Another fantastic Data & Analytics themed blog post to share with you today. Our 2015 MITX Data Summit Advisory board has contributed some fantastic posts to give you a taste of the exciting content that will be discussed at this year's Summit on June 23rd. Interested in attending? Register here. This guest blog post is written by David Drollette, Sr. Director, Analytics at Wayfair.
David Drollette is the Senior Director of Analytics at Boston e-commerce retailer Wayfair, overseeing Business Intelligence and Data Science functions. David joined Wayfair in January 2006, working in various finance positions before pivoting to a leadership role within analytics. He holds a degree in Mathematics and Physics from Ithaca College.
I can almost hear the lighting of torches and gathering of pitchforks as I utter the phrase "Real time is not right for you." I know, I know. Real time is buzzy. Real time is exciting. Real time is what you need to have in order to call yourself "cutting edge." The rest is just batch, and batch is boring. I come here in full agreement of the value inherent in real time, but also bring caution from witnessing the paralysis incomplete or ineffective real time BI can bring. Let's discuss the building blocks of real time and the steps necessary for a successful deployment that adds value.
Data Availability - The small data side of our real time equation is laughably easy for many companies. Transactional (OLTP) data is available in seconds in the operational data store (ODS). Those with a robust operational data stack have a reasonable appetite for lightweight queries against that system. Data availability challenge solved.
Though the above is true of many companies, plenty more can still encounter small data challenges; especially those whose ODS is guarded with restricted access rules, heavily armed DBAs, and the occasional server rack fortified by razor wire. In those cases, there are two options: Implement a batch ETL infrastructure which can mule data to analytical databases with minimal production load, or send production data to two places at once (ODS and analytical DBs). While there are many companies who can help with both options, the latter option can also help immensely with some of our real time big data challenges.
Enter the messaging system; a move away from batch (ETL) and toward a true real time implementation. In the spirit of staying solution agnostic, I will simply say there are some great messaging providers out there capable of delivering the two-places-at-once, multi-subscriber data feed alluded to above. Once we have selected and successfully implemented our messaging infrastructure, we are ready to tackle challenge #2 of a real time BI implementation.
Data Consumption - Now that the data is available in such a way that it does not adversely affect business operations, we are ready for the consumption phase of our real time project. It is this phase where the title of the post comes into play. In a traditional BI implementation, consumption involves reporting in the form of files and dashboards, published for use by analysts and CxOs alike. This is where my objection lies.

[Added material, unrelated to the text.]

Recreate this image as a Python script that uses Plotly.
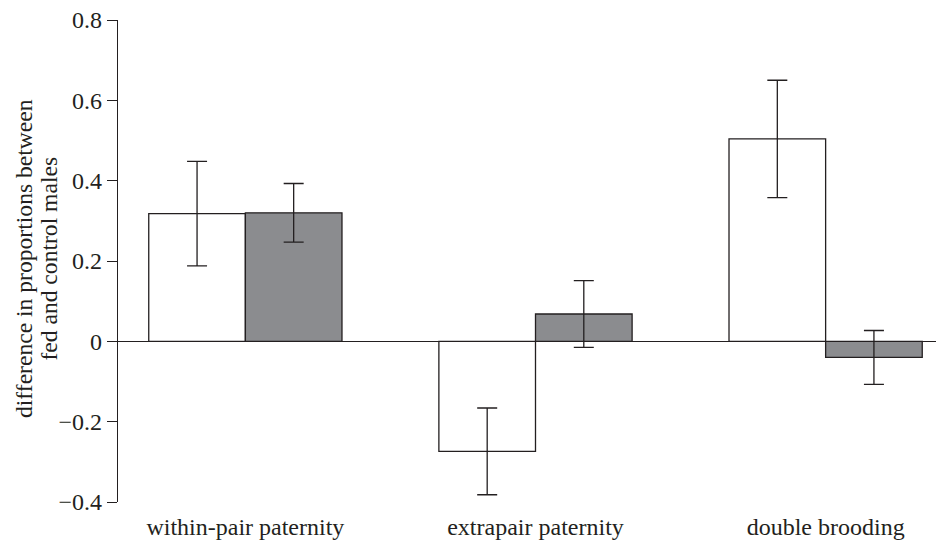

There exists no person who can efficiently and effectively monitor a real time data feed for all the anomalies, trends, and outliers which should be spotted in order to add maximum value to a business. To unlock the full potential of the real time data availability we've staged above, we need to put machines on the case.
Real time stream processors and complex event processing represent a great way to make real time data meaningful. They can take the live stream and help identify trends and data points which are "business interesting", generating alerts, buzzing pagers, and sending emails to the proper, pre-configured audience. Once we've layered meaningful intelligence onto our real time data, only then should we feel free to Edward Tufte-ify the data stream.
Just be warned: We've peeled the analysts and CxOs away from the constant update of real time charts and graphs with our best in class real time insights system. We've gotten them back to the business of running a business and they're happier for it. They may not be in a hurry to adopt a dashboard whose objective is already met by a system they trust.
Real time is not right for you...but it is perfect for your machines.